Last week I went to Goodwill in Bettendorf Iowa. As Goodwills go, this is a
huge store.  I was about 90 feet from the entrance . I saw a man enter, and
could not help but notice him. He was wearing 3 hats. Well, 2 hats and a hoodie.
He was scraggly and looked homeless. I really thought nothing about him, except
his appearance, and quickly forgot about him. About 90 seconds after he came in, I moved up to the front of the store. I wanted to make a cell phone call, and
being a polite cell phone user, I went to a place I thought I'd not annoy
others. There was a stench so bad I gagged.
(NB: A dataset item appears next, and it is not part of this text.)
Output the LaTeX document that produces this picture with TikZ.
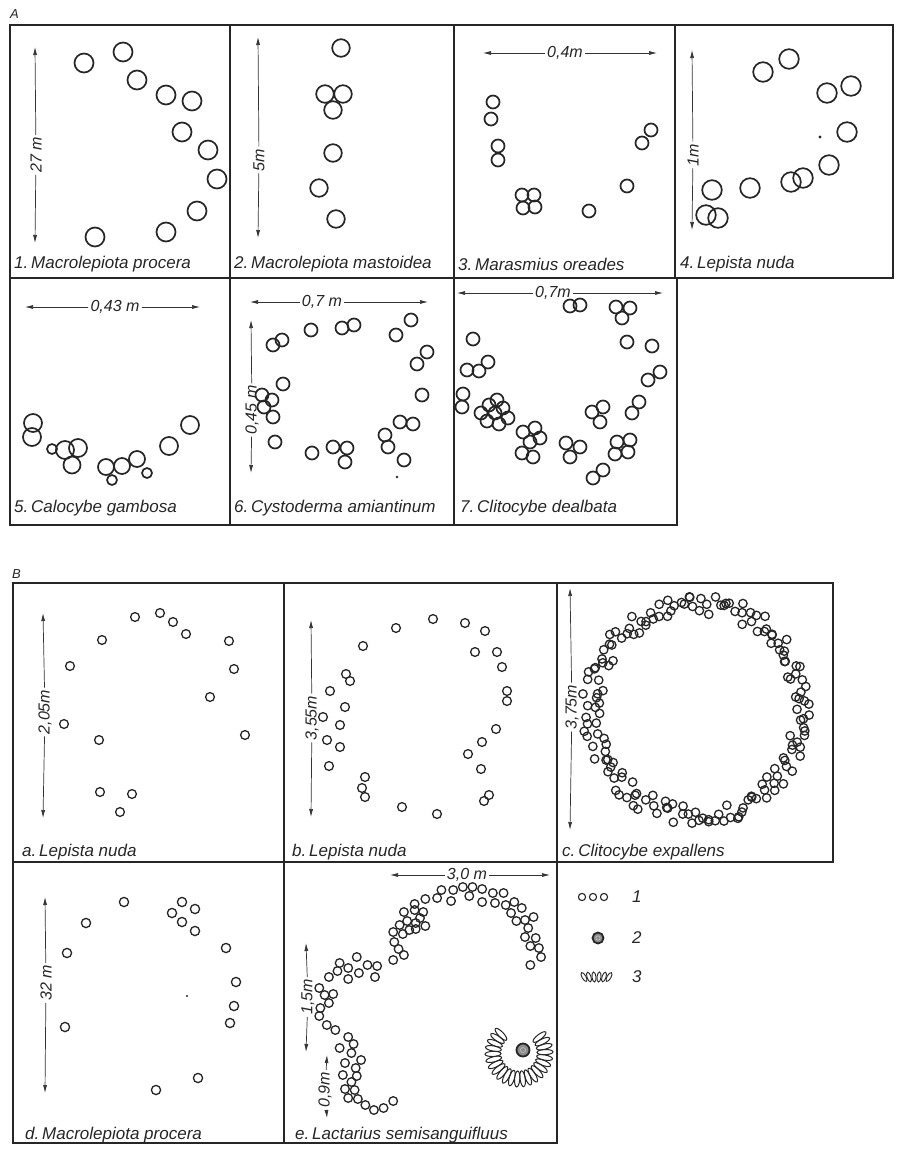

I thought maybe it had somehow came in through the front door. I quickly made my call, and moved to a different part of the store. I eventually made the connection, that everywhere this man stood, the smell remained. His stench was so bad, it stayed in the area for over 60  seconds. This my friends, was one powerful stench. He was moving all around the store. This is the 1st time in my life I actually left a store due to stench. I reported the stinky man to the staff, they were already aware of the problem. I was not the only customer to complain. This was the smelliest human being I have ever smelled. It was as if he put his wet clothes in a hamper, left them there for 3 weeks, put them on, then smoked 4 packs of cigarettes in an enclosed area, did not bathe for a month, and never wore deodorant. This is indeed The smelliest man on earth.